FAQ (Pertanyaan yang Sering Diajukan)
1. Apakah semua demo yang rusuh otomatis melanggar HAM?
Tidak. Demo rusuh adalah pelanggaran hukum pidana (misalnya perusakan, pembakaran, atau kekerasan). Pelanggaran HAM justru bisa terjadi jika aparat menggunakan kekuatan berlebihan terhadap demo damai.
2. Apa bedanya demo damai dan demo anarkis dalam hukum?
Demo damai dilindungi konstitusi (UUD 1945 Pasal 28E) dan UU No. 9 Tahun 1998. Demo anarkis bisa dijerat pasal pidana, seperti Pasal 170 KUHP tentang perusakan dan kekerasan dalam kerumunan massa.
3. Bagaimana solusi agar demo tidak selalu berakhir ricuh?
Solusinya adalah edukasi hukum bagi masyarakat, transparansi aparat, serta regulasi yang membedakan peserta damai dengan provokator atau pelaku anarkisme.
4. Apakah negara boleh membubarkan demo yang tidak berizin?
Boleh, jika dianggap mengganggu ketertiban umum atau melanggar prosedur hukum. Namun, pembubaran harus dilakukan secara proporsional dan tidak melanggar hak asasi peserta.
5. Siapa yang bertanggung jawab atas kerusakan fasilitas negara saat demo?
Secara hukum, tanggung jawab ada pada pelaku langsung. Negara tidak boleh menghukum kolektif seluruh peserta demo, sesuai prinsip individual responsibility dalam hukum HAM internasional.
6. Apakah aparat boleh menggunakan kekerasan untuk membubarkan demo?
Aparat hanya boleh menggunakan kekuatan secara bertahap dan proporsional. Menurut UN Basic Principles on the Use of Force and Firearms (1990), penggunaan senjata api hanya boleh dilakukan untuk melindungi nyawa, bukan membubarkan massa.

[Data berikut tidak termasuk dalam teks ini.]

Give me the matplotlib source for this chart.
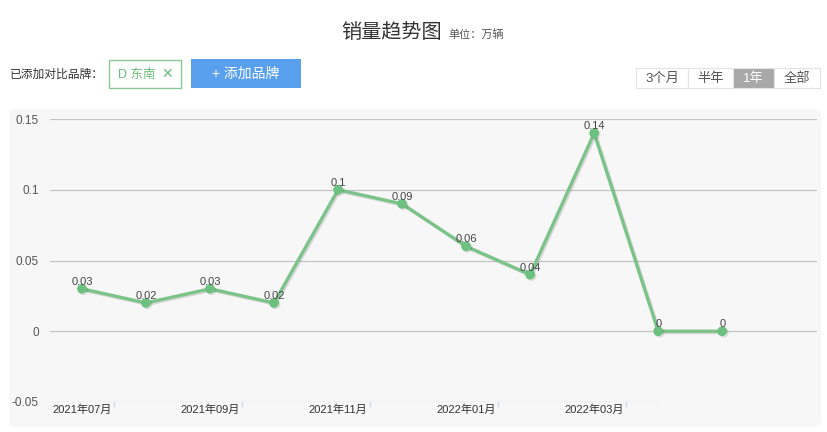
import matplotlib
matplotlib.use('Agg')
import matplotlib.pyplot as plt
import matplotlib.patheffects as pe
from matplotlib.patches import FancyBboxPatch, Rectangle

plt.rcParams['font.family'] = ['Liberation Sans', 'Noto Sans CJK SC', 'DejaVu Sans']

# data
months = ['2021年07月', '2021年08月', '2021年09月', '2021年10月', '2021年11月', '2021年12月',
          '2022年01月', '2022年02月', '2022年03月', '2022年04月', '2022年05月']
sales = [0.03, 0.02, 0.03, 0.02, 0.1, 0.09, 0.06, 0.04, 0.14, 0, 0]
yticks = [-0.05, 0, 0.05, 0.1, 0.15]
ytick_labels = ['-0.05', '0', '0.05', '0.1', '0.15']
tabs = ['3个月', '半年', '1年', '全部']
tab_edges = [636, 688, 733, 774, 820]

W, H = 827, 432
fig = plt.figure(figsize=(W / 100, H / 100), dpi=100)
fig.patch.set_facecolor('white')

# pixel overlay for the page furniture
bg = fig.add_axes([0, 0, 1, 1], zorder=0)
bg.set_xlim(0, W)
bg.set_ylim(H, 0)
bg.axis('off')

bg.add_patch(FancyBboxPatch((9, 109), 812, 318, boxstyle='round,pad=0,rounding_size=6',
                            fc='#f7f7f7', ec='none'))

bg.text(392, 32, '销量趋势图', ha='center', va='center', fontsize=14.5, color='#333333')
bg.text(448, 35, '单位：万辆', ha='left', va='center', fontsize=8, color='#555555')

bg.text(10, 75, '已添加对比品牌：', ha='left', va='center', fontsize=8.5, color='#333333')
bg.add_patch(Rectangle((109, 60), 72, 28, fc='white', ec='#8cc897', lw=1))
bg.text(118, 74.5, 'D 东南', ha='left', va='center', fontsize=9, color='#6dbb7c')
bg.text(167, 74.5, '✕', ha='center', va='center', fontsize=10, color='#6dbb7c',
        fontweight='bold', family='DejaVu Sans')
bg.add_patch(Rectangle((191, 59), 110, 29, fc='#58a0ee', ec='none'))
bg.text(246, 74, '+ 添加品牌', ha='center', va='center', fontsize=10, color='white')

for i, t in enumerate(tabs):
    x0, x1 = tab_edges[i], tab_edges[i + 1]
    active = t == '1年'
    bg.add_patch(Rectangle((x0, 68), x1 - x0, 20, fc='#a8a8a8' if active else 'white',
                           ec='#e3e3e3', lw=0.8))
    bg.text((x0 + x1) / 2, 78.5, t, ha='center', va='center', fontsize=9.5,
            color='white' if active else '#555555')

# chart
ax = fig.add_axes([50 / W, (H - 402) / H, 767 / W, 283 / H], zorder=1)
ax.patch.set_alpha(0)
for s in ax.spines.values():
    s.set_visible(False)
ax.set_ylim(-0.05, 0.15)
ax.set_xlim(-0.5, 11.48)
ax.set_yticks(yticks)
ax.set_yticklabels(ytick_labels)
ax.tick_params(axis='y', length=0, pad=8, labelsize=8.5, labelcolor='#555555')
ax.set_xticks([])
for v in yticks[1:]:
    ax.axhline(v, color='#c4c4c4', lw=0.9, zorder=1)

# x axis line, ticks and labels (the axis only reaches 2022年04月)
x_end = 9.05
ax.hlines(-0.05, -0.5, x_end, color='#ccd6eb', lw=1, zorder=2)
for i in range(0, len(months), 2):
    if i + 0.5 >= x_end:
        break
    ax.vlines(i + 0.5, -0.05, -0.0535, color='#ccd6eb', lw=1, clip_on=False)
    ax.text(i, -0.0515, months[i], ha='center', va='top', fontsize=8, color='#333333',
            clip_on=False)

x = list(range(len(sales)))
ax.plot(x, sales, color='#7cc38a', lw=2.4, marker='o', markersize=6,
        markerfacecolor='#6cc080', markeredgecolor='#6cc080', zorder=4,
        path_effects=[pe.SimpleLineShadow(offset=(1, -1), shadow_color='#000000', alpha=0.12),
                      pe.Normal()])

for xi, v in zip(x, sales):
    ax.annotate(f'{v:g}', (xi, v), xytext=(0, 1.5), textcoords='offset points',
                ha='center', va='bottom', fontsize=8, color='#444444', zorder=5)

fig.savefig('out.png', dpi=100)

7. Apakah demo yang tidak diberitahukan ke polisi otomatis ilegal?
Tidak otomatis ilegal. Menurut General Comment No. 37 dari ICCPR, pemberitahuan adalah prosedural, bukan syarat mutlak. Namun dalam hukum Indonesia, pemberitahuan tetap penting untuk memastikan keamanan.
8. Apakah kerusakan fasilitas negara bisa dikategorikan pelanggaran HAM?
Tidak. Kerusakan fasilitas adalah pelanggaran hukum pidana. Pelanggaran HAM biasanya terkait dengan tindakan negara yang mengabaikan atau merampas hak warga sipil.
9. Bagaimana mahasiswa hukum bisa terlibat dalam pengawasan demo?
Mahasiswa dapat berperan sebagai legal observer, seperti yang dilakukan oleh LBH dan KontraS, untuk mendokumentasikan apakah aparat bertindak sesuai hukum atau justru melanggar HAM.
10. Apa langkah nyata agar hukum demo negara lebih adil?
Langkah nyata meliputi: revisi regulasi agar sesuai standar HAM internasional, peningkatan kapasitas aparat tentang prinsip non-represif, dan memperkuat mekanisme pengawasan independen.